Racetech, nice fish I saw you posted. I am trying to get my second deer of the season until I get back out there. I bet it was a beautiful sight fishing the river in the first snow of the year.


----------



## racetech

It was great, I love snow, and the colder it is the less people there is lol. Its still kinda slow, I didnt see any fish other than the one I landed and it was just laying in a hole no luck in faster water.


----------



## kayak1979

This morning I imagined the parking lot filled up being a Saturday. Guess the cold does keep them away! What color jig were you using?


----------



## racetech

no luck on white. caught it on the standard ole black with orange head, with some tensil in it.


----------



## ldrjay

I wont fish the grand till we have a blow out. Lol I have my reasons.


----------



## kayak1979

ldrjay said:


> I wont fish the grand till we have a blow out. Lol I have my reasons.


Please do tell! You developed a new lure that works in muddy water didn't you?!


----------



## racetech

That doesnt make sense lol you mean during a blow out? Or right after?

Sent from my LGL86C using Ohub Campfire mobile app


----------



## ldrjay

I will not fish the grand until we have a blow out then it clears up. The amount of minnows in there is sick. Wont say where but the clear water was black with them. Just crazy to see. Millions upon millions of emerald shiners. The steelhead or just swimming with mouths open if they are hungry. I was filling a five gallon buckey with one scoop of an umbrella net.


----------



## W DeMarco

I fished the grand Thursday morning at Helens park and by the old dam. Had a great day with a new fishing buddy I met the day before on Chagrin who came in from N. Carolina to fish steelhead. I had very little hope he would go home with a good fish tale. But the Grand offered up his first steelhead, a 23" female! He also landed a 25" buck! 

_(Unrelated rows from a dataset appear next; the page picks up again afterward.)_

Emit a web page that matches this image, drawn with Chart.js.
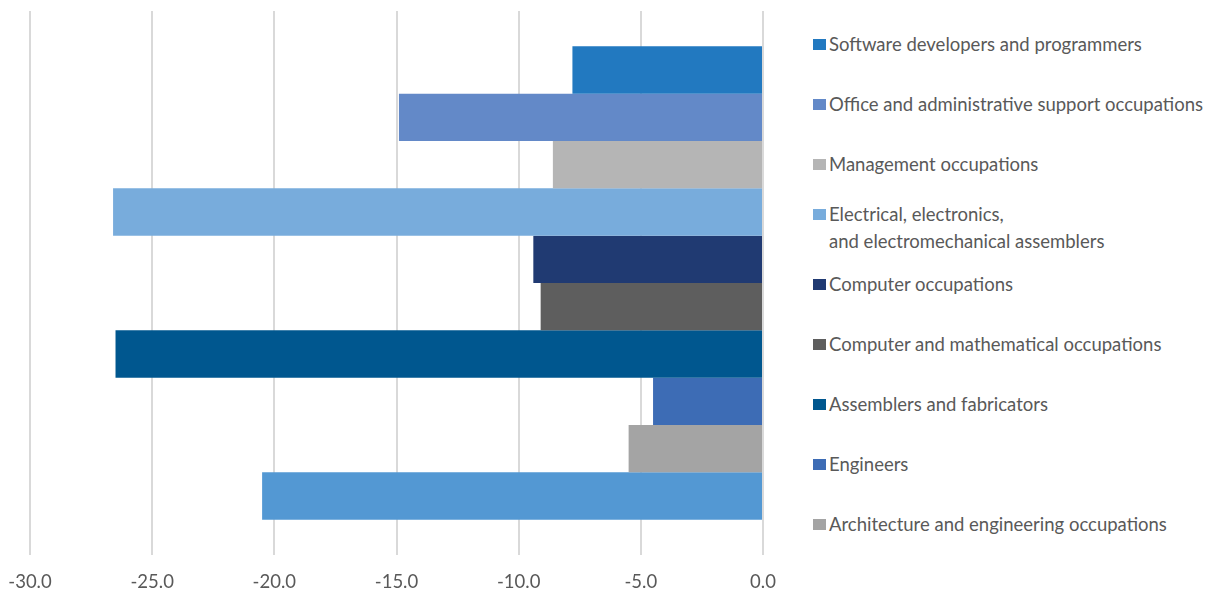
<!DOCTYPE html>
<html>
<head>
<meta charset="utf-8">
<script src="https://cdn.jsdelivr.net/npm/chart.js@4"></script>
<style>
  html, body { margin: 0; padding: 0; background: #fff; }
  #page { position: relative; width: 1214px; height: 597px; overflow: hidden; }
  #wrap { position: absolute; left: 0; top: 0; width: 791px; height: 597px; }
  #legend { position: absolute; left: 813px; top: 15px; margin: 0; padding: 0; list-style: none;
            font-family: 'Lato', sans-serif; font-size: 18.5px; color: #595959; }
  #legend li { height: 59.9px; display: flex; align-items: center; }
  #legend .box { width: 13px; height: 11px; margin-right: 3px; flex: none; }
  #legend li.multi .box { align-self: flex-start; margin-top: 14px; }
  #legend li.multi .txt { margin-top: 6px; }
  #legend .txt { line-height: 27px; white-space: nowrap; }
</style>
</head>
<body>
<div id="page">
  <div id="wrap"><canvas id="myBarChart"></canvas></div>
  <ul id="legend"></ul>
</div>
<script>
// occupations, top bar to bottom bar
const occupations = [
    'Software developers and programmers',
    'Office and administrative support occupations',
    'Management occupations',
    ['Electrical, electronics,', 'and electromechanical assemblers'],
    'Computer occupations',
    'Computer and mathematical occupations',
    'Assemblers and fabricators',
    'Engineers',
    'Architecture and engineering occupations',
    'All occupations'
];
const changes = [-7.8, -14.9, -8.6, -26.6, -9.4, -9.1, -26.5, -4.5, -5.5, -20.5];
const colors = ['#2279c0', '#6389c8', '#b5b5b5', '#78acdc', '#203a72',
                '#5e5e5e', '#00578f', '#3d6cb5', '#a4a4a4', '#5398d3'];
const xTicks = [-30, -25, -20, -15, -10, -5, 0];

// html legend, the last series has no entry
const legendPlugin = {
    id: 'htmlLegend',
    afterUpdate(chart) {
        const ul = document.getElementById('legend');
        ul.innerHTML = '';
        const items = chart.options.plugins.legend.labels.generateLabels(chart);
        items.forEach(function(item) {
            if (item.datasetIndex >= 9) return;
            const li = document.createElement('li');
            const lines = Array.isArray(item.text) ? item.text : [item.text];
            if (lines.length > 1) li.className = 'multi';
            const box = document.createElement('span');
            box.className = 'box';
            box.style.background = item.fillStyle;
            const txt = document.createElement('span');
            txt.className = 'txt';
            txt.innerHTML = lines.join('<br>');
            li.appendChild(box);
            li.appendChild(txt);
            ul.appendChild(li);
        });
    }
};

document.addEventListener("DOMContentLoaded", function() {
    const ctx = document.getElementById("myBarChart").getContext("2d");

    // one dataset per occupation so each gets its own legend entry
    const datasets = occupations.map(function(name, i) {
        return {
            label: name,
            data: [changes[i]],
            backgroundColor: colors[i],
            borderWidth: 0,
            barPercentage: 1.0,
            categoryPercentage: 0.87
        };
    });

    const config = {
        type: 'bar',
        data: { labels: [''], datasets: datasets },
        options: {
            indexAxis: 'y',
            responsive: true,
            maintainAspectRatio: false,
            animation: false,
            layout: { padding: { top: 11, left: 30, right: 28, bottom: 0 } },
            plugins: {
                tooltip: { enabled: false },
                legend: { display: false }
            },
            scales: {
                x: {
                    min: -30,
                    max: 0,
                    afterBuildTicks: function(axis) {
                        axis.ticks = xTicks.map(function(v) { return { value: v }; });
                    },
                    // fixed axis size, the layout padding handles the label overhang
                    afterFit: function(axis) {
                        axis.height = 42;
                        axis.paddingLeft = 0;
                        axis.paddingRight = 0;
                    },
                    grid: { color: '#d9d9d9', lineWidth: 2, drawTicks: false },
                    border: { display: false },
                    ticks: {
                        color: '#595959',
                        font: { family: 'Lato', size: 18.5 },
                        padding: 16,
                        callback: function(v) { return Number(v).toFixed(1); }
                    }
                },
                y: { display: false }
            }
        },
        plugins: [legendPlugin]
    };

    new Chart(ctx, config);
});
</script>
</body>
</html>
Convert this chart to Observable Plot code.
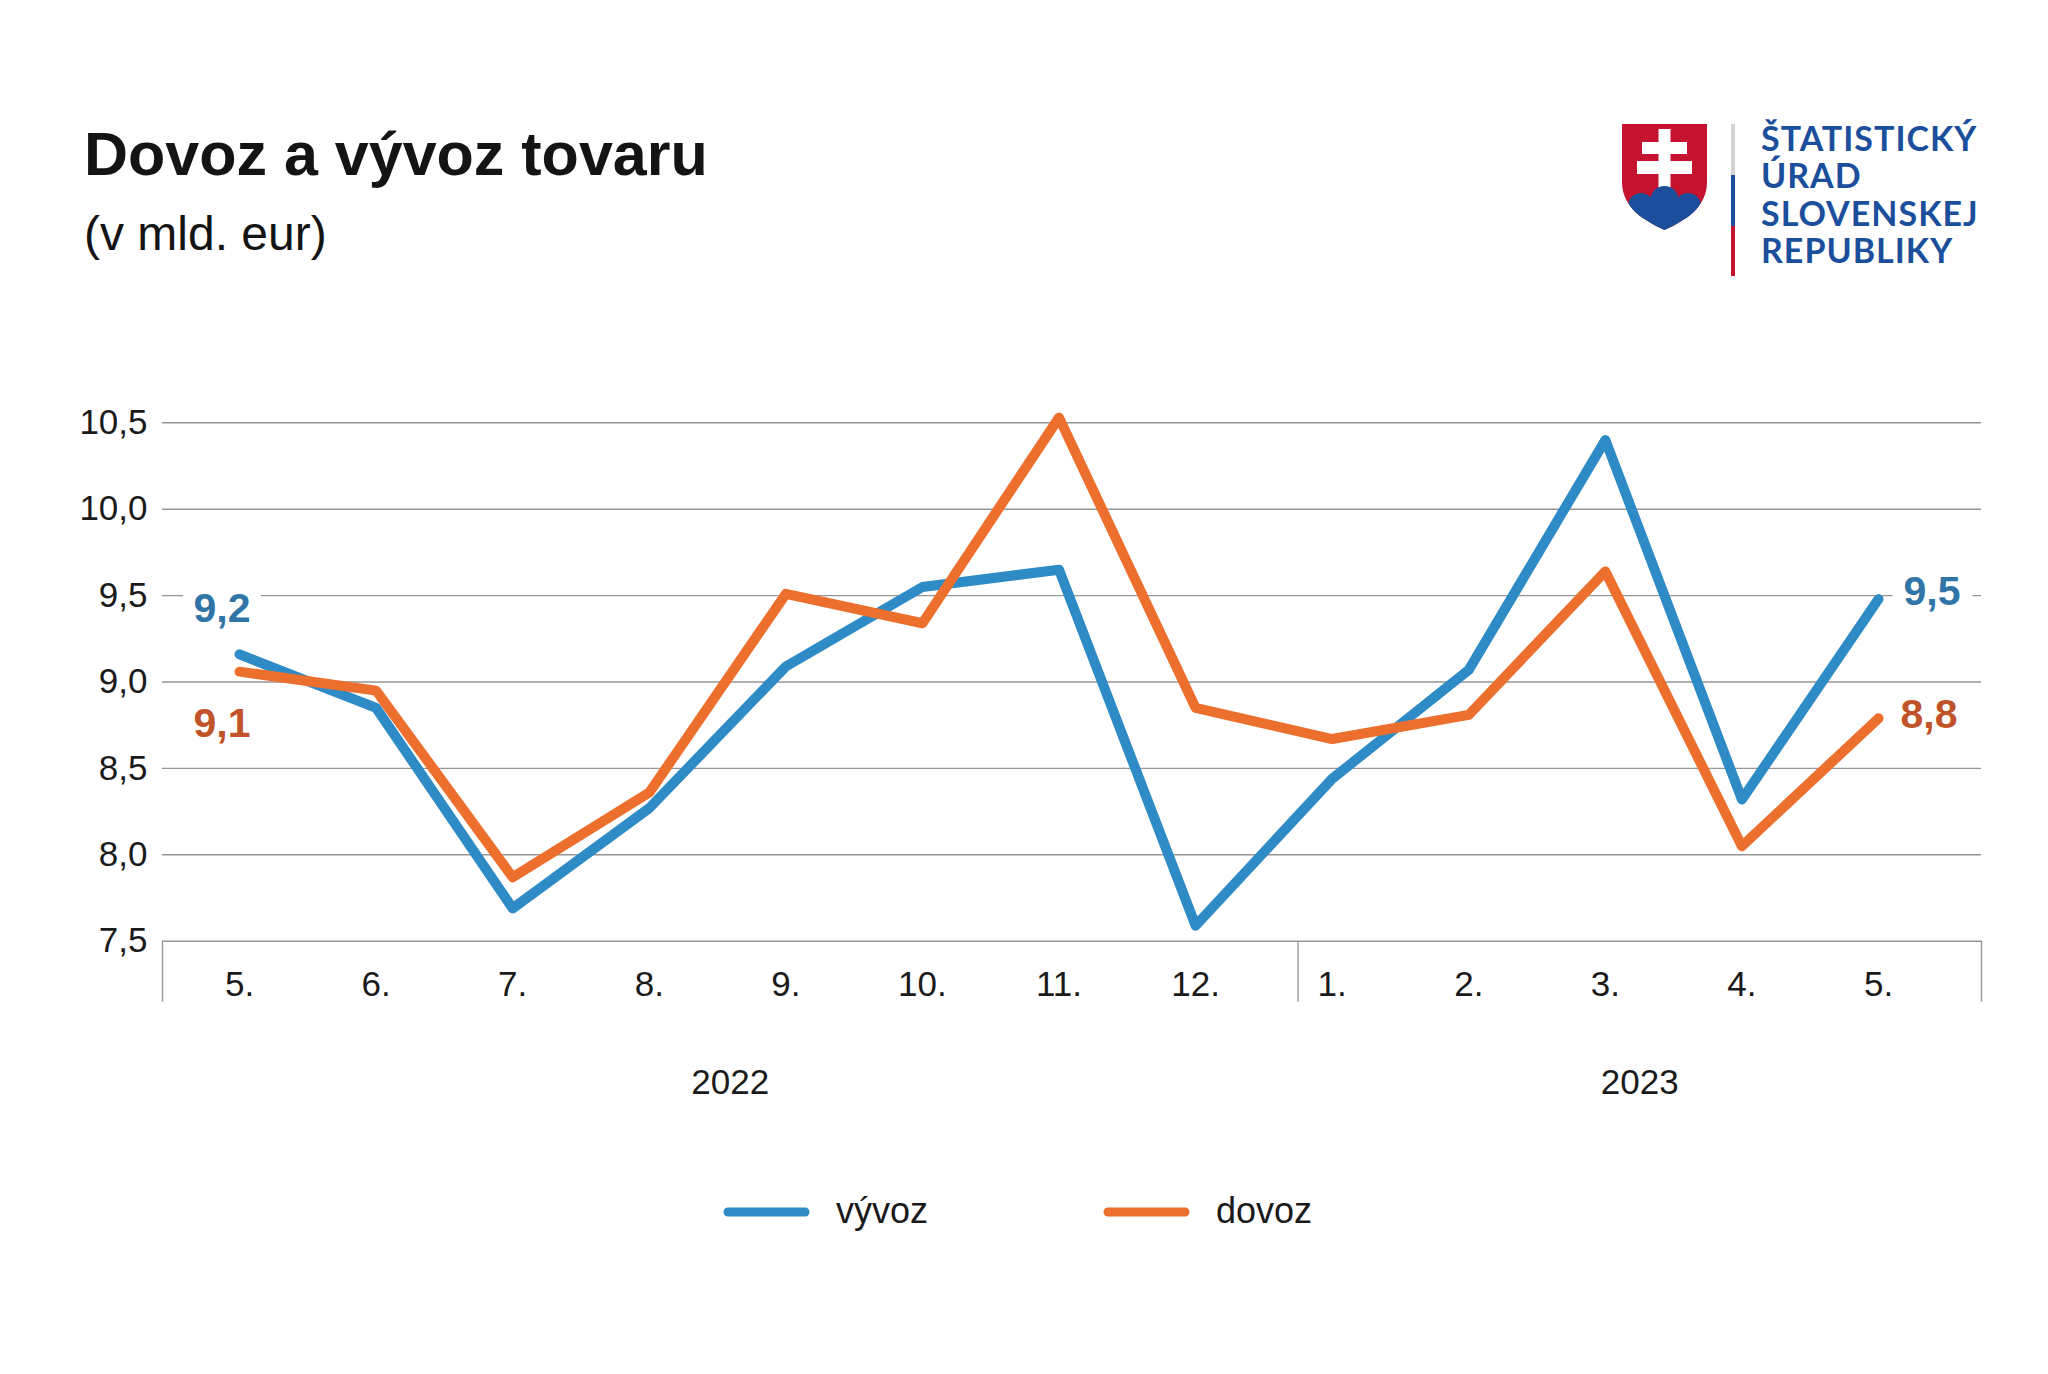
<!DOCTYPE html>
<html>
<head>
<meta charset="utf-8">
<script src="https://cdn.jsdelivr.net/npm/d3@7"></script>
<script src="https://cdn.jsdelivr.net/npm/@observablehq/plot@0.6"></script>
<style>
html, body { margin: 0; padding: 0; background: #fff; }
#page { position: relative; width: 2048px; height: 1374px; overflow: hidden; background: #fff; font-family: "Liberation Sans", Arial, sans-serif; }
#header { position: absolute; left: 0; top: 0; }
#chart { position: absolute; left: 0; top: 300px; }
#legend { position: absolute; left: 0; top: 1150px; }
</style>
</head>
<body>
<div id="page">
  <svg id="header" width="2048" height="300" xmlns="http://www.w3.org/2000/svg">
    <text x="84" y="175" font-family="Liberation Sans, Arial, sans-serif" font-size="61" font-weight="bold" fill="#141414">Dovoz a vývoz tovaru</text>
    <text x="84" y="250" font-family="Liberation Sans, Arial, sans-serif" font-size="48" fill="#141414">(v mld. eur)</text>
    <defs>
      <clipPath id="shield">
        <path d="M0,0H85V58C85,84 62,97 42.5,106C23,97 0,84 0,58Z"/>
      </clipPath>
    </defs>
    <g transform="translate(1622,124)">
      <g clip-path="url(#shield)">
        <rect x="0" y="0" width="85" height="106" fill="#c4122f"/>
        <rect x="36.5" y="5" width="12" height="70" fill="#fff"/>
        <rect x="20" y="18" width="45" height="12" fill="#fff"/>
        <rect x="15" y="37" width="55" height="13" fill="#fff"/>
        <circle cx="19" cy="82" r="13" fill="#1b4f9c"/>
        <circle cx="42.5" cy="76" r="14" fill="#1b4f9c"/>
        <circle cx="66" cy="82" r="13" fill="#1b4f9c"/>
        <rect x="0" y="82" width="85" height="30" fill="#1b4f9c"/>
      </g>
    </g>
    <rect x="1731" y="124" width="4" height="51" fill="#d3d3d3"/>
    <rect x="1731" y="175" width="4" height="51" fill="#1b4f9c"/>
    <rect x="1731" y="226" width="4" height="50" fill="#c4122f"/>
    <g font-family="Lato, 'Open Sans', sans-serif" font-size="34" font-weight="bold" letter-spacing="1" fill="#1b4f9c">
      <text x="1761" y="151">ŠTATISTICKÝ</text>
      <text x="1761" y="188">ÚRAD</text>
      <text x="1761" y="226">SLOVENSKEJ</text>
      <text x="1761" y="263">REPUBLIKY</text>
    </g>
  </svg>
  <div id="chart"></div>
  <svg id="legend" width="2048" height="120" xmlns="http://www.w3.org/2000/svg"></svg>
</div>
<script>
// ---- data ----
const months = ["5.", "6.", "7.", "8.", "9.", "10.", "11.", "12.", "1.", "2.", "3.", "4.", "5."];
const monthYear = [2022, 2022, 2022, 2022, 2022, 2022, 2022, 2022, 2023, 2023, 2023, 2023, 2023];
const years = [2022, 2023];
const vyvoz = [9.16, 8.85, 7.69, 8.27, 9.09, 9.55, 9.65, 7.59, 8.44, 9.07, 10.40, 8.32, 9.48];
const dovoz = [9.06, 8.95, 7.87, 8.36, 9.51, 9.34, 10.53, 8.85, 8.67, 8.81, 9.64, 8.05, 8.79];
const yTicks = [7.5, 8.0, 8.5, 9.0, 9.5, 10.0, 10.5];
const seriesNames = ["vývoz", "dovoz"];

// ---- styling ----
const lineColor = {"vývoz": "#2e8bc6", "dovoz": "#ed6f2d"};
const labelColor = {"vývoz": "#2f75a7", "dovoz": "#c1532a"};
const fmt = v => d3.format(".1f")(v).replace(".", ",");

const rows = months.map((m, i) => ({i, month: m, year: monthYear[i], "vývoz": vyvoz[i], "dovoz": dovoz[i]}));
const xDomain = [-0.564, 12.754];
const lastIndex = months.length - 1;
const firstOf2023 = monthYear.indexOf(years[1]);
const yearBreak = firstOf2023 - 0.25;   // separator between the year groups, as placed in the original
const boundaries = [xDomain[0], yearBreak, xDomain[1]];
const yearSpans = years.map((y, k) => {
  const lo = k === 0 ? xDomain[0] : yearBreak;
  const hi = k === years.length - 1 ? xDomain[1] : yearBreak;
  return {year: y, center: (lo + hi) / 2};
});

const labelBase = {
  fontWeight: "bold", fontSize: 41, lineAnchor: "bottom",
  stroke: "white", strokeWidth: 26, strokeLinejoin: "round", paintOrder: "stroke"
};
function endLabel(series, idx, opts) {
  return Plot.text(rows.filter(r => r.i === idx), {
    x: "i", y: series, text: d => fmt(d[series]), fill: labelColor[series], ...labelBase, ...opts
  });
}

const chart = Plot.plot({
  width: 2048,
  height: 830,
  marginLeft: 162,
  marginRight: 67,
  marginTop: 122.3,
  marginBottom: 189.3,
  style: {fontFamily: "'Liberation Sans', Arial, sans-serif", fontSize: "35px", color: "#1a1a1a", background: "white", overflow: "visible"},
  x: {type: "linear", domain: xDomain},
  y: {domain: [yTicks[0], yTicks[yTicks.length - 1]]},
  marks: [
    Plot.ruleY(yTicks, {stroke: "#969696", strokeWidth: 1.4}),
    Plot.ruleX(boundaries, {x: d => d, y1: () => yTicks[0], y2: () => yTicks[0], insetBottom: -61, stroke: "#969696", strokeWidth: 1.4}),
    Plot.axisY({ticks: yTicks, tickSize: 0, tickPadding: 15, tickFormat: fmt, fontSize: 35, fill: "#1a1a1a"}),
    Plot.axisX({ticks: rows.map(r => r.i), tickSize: 0, tickPadding: 30, tickFormat: i => months[i], fontSize: 35, fill: "#1a1a1a"}),
    Plot.text(yearSpans, {x: "center", y: () => yTicks[0], text: d => String(d.year), dy: 153, lineAnchor: "bottom", fontSize: 35, fill: "#1a1a1a"}),
    Plot.line(rows, {x: "i", y: "vývoz", stroke: lineColor["vývoz"], strokeWidth: 10, strokeLinecap: "round", strokeLinejoin: "round"}),
    Plot.line(rows, {x: "i", y: "dovoz", stroke: lineColor["dovoz"], strokeWidth: 10, strokeLinecap: "round", strokeLinejoin: "round"}),
    endLabel("vývoz", 0, {textAnchor: "start", dx: -46, dy: -32}),
    endLabel("dovoz", 0, {textAnchor: "start", dx: -46, dy: 65}),
    endLabel("vývoz", lastIndex, {textAnchor: "start", dx: 25, dy: 6}),
    endLabel("dovoz", lastIndex, {textAnchor: "start", dx: 22, dy: 10})
  ]
});
document.getElementById("chart").appendChild(chart);

// ---- legend ----
const legend = d3.select("#legend");
const legendX = [724, 1104];
seriesNames.forEach((s, k) => {
  const g = legend.append("g").attr("transform", `translate(${legendX[k]},62)`);
  g.append("line").attr("x1", 4).attr("x2", 81).attr("y1", 0).attr("y2", 0)
    .attr("stroke", lineColor[s]).attr("stroke-width", 9).attr("stroke-linecap", "round");
  g.append("text").attr("x", 112).attr("y", 11)
    .attr("font-family", "Liberation Sans, Arial, sans-serif").attr("font-size", 36).attr("fill", "#1a1a1a")
    .text(s);
});
</script>
</body>
</html>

The minnows were so thick in some spots that you could literally scoop out a half dozen with your hand! When the minnows get like this don't wait for a blowout simply fish where they are not...


----------



## ldrjay

Lol all the spots I like are loaded with them. I dont have as much time these days due to a lil one to explore new spots. Plus its duck goose season which limits my fishing more. I dont mind waitin one bit. On the plus side I started fly fishing the chagrin.


----------



## Lee in NEOH

Going to try HHW Park. Hope to see some of you there!!


----------